Original paper licensed under CC BY 4.0 (http://creativecommons.org/licenses/by/4.0/). This is an AI-generated explanation of the paper below. It is not written or endorsed by the authors. For technical accuracy, refer to the original paper. Read full disclaimer
Imagine a long chain of spinning tops, all connected by springs. In their resting state, each top can spin in one of two stable positions, like a light switch that is either "on" or "off." When you flip one switch, it can trigger a chain reaction, flipping all the others in a wave that travels down the line. In physics, this traveling wave is called a "transition wave" or a "kink."
Usually, scientists study these waves when the chain is very long and the links are very close together, making the chain act like a smooth, continuous rope. In this "smooth" world, if you push the chain (by tilting it so gravity pulls on it), the wave simply speeds up smoothly, like a car pressing the gas pedal.
The Discovery: The "Speed Bumps" of a Discrete Chain
This paper explores what happens when the chain is strongly discrete—meaning the links are far apart and act more like individual, distinct steps rather than a smooth rope. The researchers tilted this chain of spinning tops to let gravity pull on it, acting as a constant push.
They found something surprising: instead of speeding up smoothly, the wave hits a series of "speed bumps."
- The Quasi-Stationary Velocity Plateaus (QSVPs): As the wave speeds up, it doesn't just keep accelerating. It hits a speed limit, stays there for a while (a "plateau"), and then suddenly jumps to a higher speed limit. It's like driving a car that, instead of accelerating smoothly, gets stuck at 30 mph, then suddenly jumps to 60 mph, then maybe to 90 mph, depending on how hard you push the gas.
- The "Goldilocks" Tilt: The number of these speed bumps changes based on how steeply they tilt the chain.
- With a small tilt, there is only one speed limit.
- With a medium tilt, there are two distinct speed limits.
- With a large tilt, it goes back to having only one speed limit, but this time it's a much faster one.

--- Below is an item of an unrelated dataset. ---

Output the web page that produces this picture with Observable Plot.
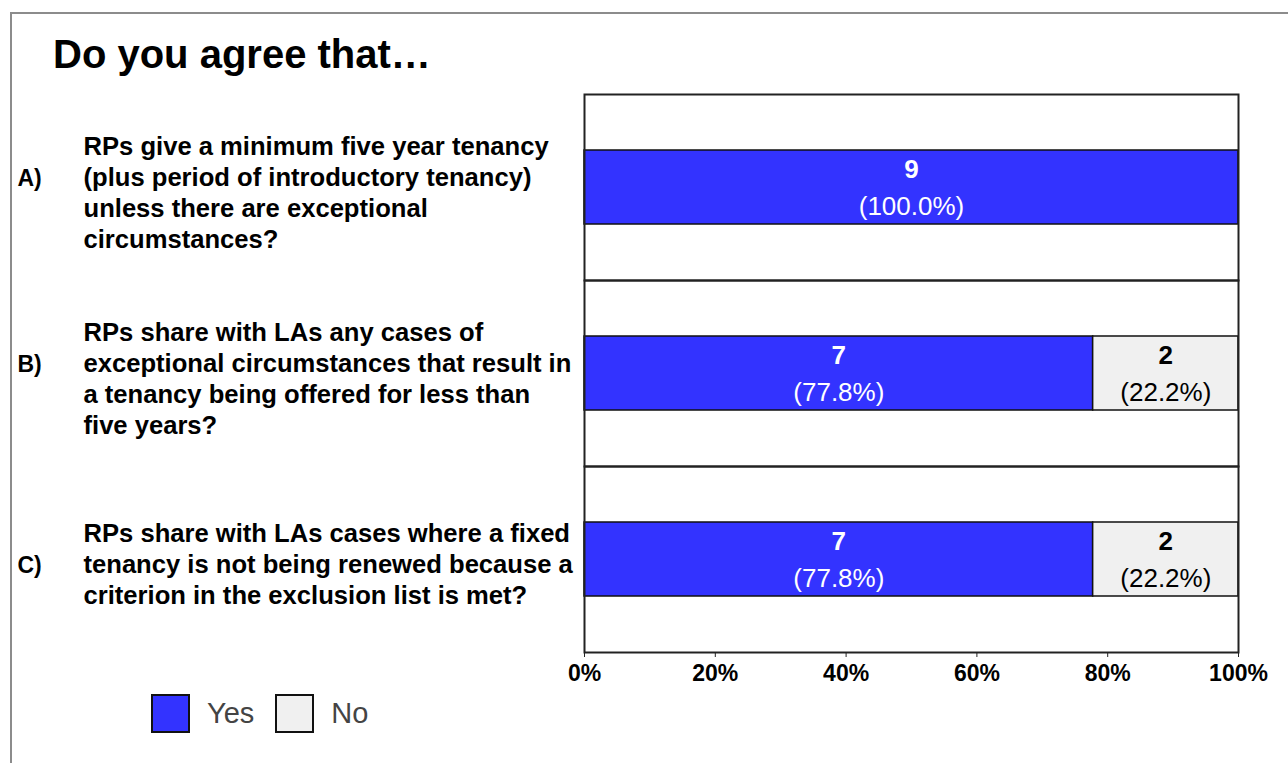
<!DOCTYPE html>
<html>
<head>
<meta charset="utf-8">
<script src="https://cdn.jsdelivr.net/npm/d3@7"></script>
<script src="https://cdn.jsdelivr.net/npm/@observablehq/plot@0.6"></script>
<style>
html, body { margin: 0; padding: 0; background: #fff; }
#wrap { position: relative; width: 1288px; height: 763px; overflow: hidden; font-family: "Liberation Sans", Arial, sans-serif; }
#border { position: absolute; left: 10px; top: 12px; width: 1400px; height: 900px; border: 2px solid #8c8c8c; box-sizing: border-box; }
#title { position: absolute; left: 53px; top: 34px; font-size: 40px; font-weight: bold; color: #000; white-space: nowrap; line-height: 1; }
#chart { position: absolute; left: 0; top: 0; }
#legend { position: absolute; left: 152px; top: 695px; }
.lg-swatch { margin-right: 22px !important; }
.lg-swatch > svg { margin-right: 18px !important; overflow: visible !important; }
.lg-swatch rect { stroke: #111; stroke-width: 2px; }
</style>
</head>
<body>
<div id="wrap">
  <div id="border"></div>
  <div id="chart"></div>
  <div id="title">Do you agree that…</div>
  <div id="legend"></div>
</div>
<script>
// ---- data ----
const questions = ["A", "B", "C"];
const letters = ["A)", "B)", "C)"];
const questionTexts = [
  "RPs give a minimum five year tenancy\n(plus period of introductory tenancy)\nunless there are exceptional\ncircumstances?",
  "RPs share with LAs any cases of\nexceptional circumstances that result in\na tenancy being offered for less than\nfive years?",
  "RPs share with LAs cases where a fixed\ntenancy is not being renewed because a\ncriterion in the exclusion list is met?"
];
const responses = ["Yes", "No"];
const yesCounts = [9, 7, 7];
const noCounts = [0, 2, 2];
const colors = ["#3333ff", "#f0f0f0"];
const xTicks = [0, 0.2, 0.4, 0.6, 0.8, 1];
const xTickLabels = ["0%", "20%", "40%", "60%", "80%", "100%"];

// ---- tables built from the arrays ----
const rows = [];
questions.forEach((q, i) => {
  const total = yesCounts[i] + noCounts[i];
  rows.push({q, response: "Yes", count: yesCounts[i], pct: yesCounts[i] / total});
  rows.push({q, response: "No", count: noCounts[i], pct: noCounts[i] / total});
});
const qRows = questions.map((q, i) => {
  const lines = questionTexts[i].split("\n");
  return {
    q,
    text: questionTexts[i],
    letterText: lines.map((_, j) => (j === 1 ? letters[i] : " ")).join("\n")
  };
});

const FONT = "Liberation Sans, Arial, sans-serif";
const LINE_PX = 31;
const Q_SIZE = 25.6;
const V_SIZE = 26;
const pctFmt = d3.format(".1%");
const stackBase = {x: "pct", y: () => "bar", fy: "q", z: "response", order: responses};

const chart = Plot.plot({
  width: 1288,
  height: 763,
  marginLeft: 584,
  marginRight: 50,
  marginTop: 94,
  marginBottom: 111,
  style: {background: "transparent", fontFamily: FONT, overflow: "visible"},
  x: {domain: [0, 1], axis: null, label: null},
  y: {type: "band", domain: ["bar"], padding: 0.4286, axis: null},
  fy: {domain: questions, padding: 0, axis: null},
  color: {domain: responses, range: colors},
  marks: [
    Plot.barX(rows, Plot.stackX({...stackBase, fill: "response", stroke: "#111", strokeWidth: 1.5})),
    Plot.frame({stroke: "#222", strokeWidth: 2}),
    // value labels
    Plot.text(rows, Plot.filter(d => d.response === "Yes" && d.count > 0,
      Plot.stackX({...stackBase, text: d => String(d.count), fill: "white", fontWeight: "bold", fontSize: V_SIZE, dy: -18}))),
    Plot.text(rows, Plot.filter(d => d.response === "Yes" && d.count > 0,
      Plot.stackX({...stackBase, text: d => "(" + pctFmt(d.pct) + ")", fill: "white", fontSize: V_SIZE, dy: 19}))),
    Plot.text(rows, Plot.filter(d => d.response === "No" && d.count > 0,
      Plot.stackX({...stackBase, text: d => String(d.count), fill: "black", fontWeight: "bold", fontSize: V_SIZE, dy: -18}))),
    Plot.text(rows, Plot.filter(d => d.response === "No" && d.count > 0,
      Plot.stackX({...stackBase, text: d => "(" + pctFmt(d.pct) + ")", fill: "black", fontSize: V_SIZE, dy: 19}))),
    // question labels in the left margin
    Plot.text(qRows, {fy: "q", text: "text", frameAnchor: "left", textAnchor: "start", dx: -501, dy: 4,
      fontSize: Q_SIZE, fontWeight: "bold", lineHeight: LINE_PX / Q_SIZE, fill: "#000"}),
    Plot.text(qRows, {fy: "q", text: "letterText", frameAnchor: "left", textAnchor: "start", dx: -567, dy: 4,
      fontSize: 23, fontWeight: "bold", lineHeight: LINE_PX / 23, fill: "#000"}),
    // x axis
    Plot.axisX({ticks: xTicks, tickFormat: d => xTickLabels[xTicks.indexOf(d)], label: null, fontSize: 23, fontWeight: "bold",
      tickSize: 5, tickPadding: 7, fill: "#000", stroke: "#222"})
  ]
});
document.getElementById("chart").appendChild(chart);

const legend = Plot.legend({
  color: {domain: responses, range: colors},
  legend: "swatches",
  swatchSize: 37,
  className: "lg",
  style: {fontSize: "29px", fontFamily: FONT, color: "#444", margin: "0"}
});
document.getElementById("legend").appendChild(legend);
</script>
</body>
</html>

Why Does This Happen? The Tug-of-War
The paper explains this using a simple tug-of-war analogy between two forces:
- The Push (Gravity): Gravity is constantly trying to speed the wave up. The harder the tilt, the stronger the push.
- The Drag (Phonon Radiation): As the wave moves through the "stepped" chain, it shakes the springs and creates ripples (sound waves) that fly off into the chain. This is like a car creating a loud roar and shaking the road; this energy loss acts as a drag, slowing the wave down.
The Balance Point:
The wave settles at a specific speed where the Push exactly equals the Drag. This is the "plateau."
- The Resonance Trap: Sometimes, the chain has a "sweet spot" (a resonance) where it creates drag very efficiently. If the wave hits this speed, it gets stuck there.
- The Bifurcation (The Fork in the Road): The paper's main mathematical discovery is that as you increase the tilt (the push), the balance point undergoes a "bifurcation." Imagine a fork in the road.
- At low push, the road is clear, and you find one stable speed.
- At medium push, the road splits. One path is unstable (you can't stay there), and a new, stable path opens up at a higher speed. This is why you see two plateaus.
- At high push, the first path disappears entirely, and you are forced onto the new, faster path.
The Takeaway
In simple terms, the researchers showed that when you have a "chunky" chain of mechanical parts, gravity doesn't just make things go faster in a straight line. Instead, the interaction between the push of gravity and the "noise" (ripples) the wave creates creates specific, stable speed zones.
By understanding how these speed zones appear and disappear (the bifurcation), we can predict how these mechanical waves will behave. The authors suggest this could help in designing "programmable" mechanical waves—waves that can be tuned to travel at specific, stable speeds, much like tuning a radio to a specific station, simply by adjusting the angle of the chain.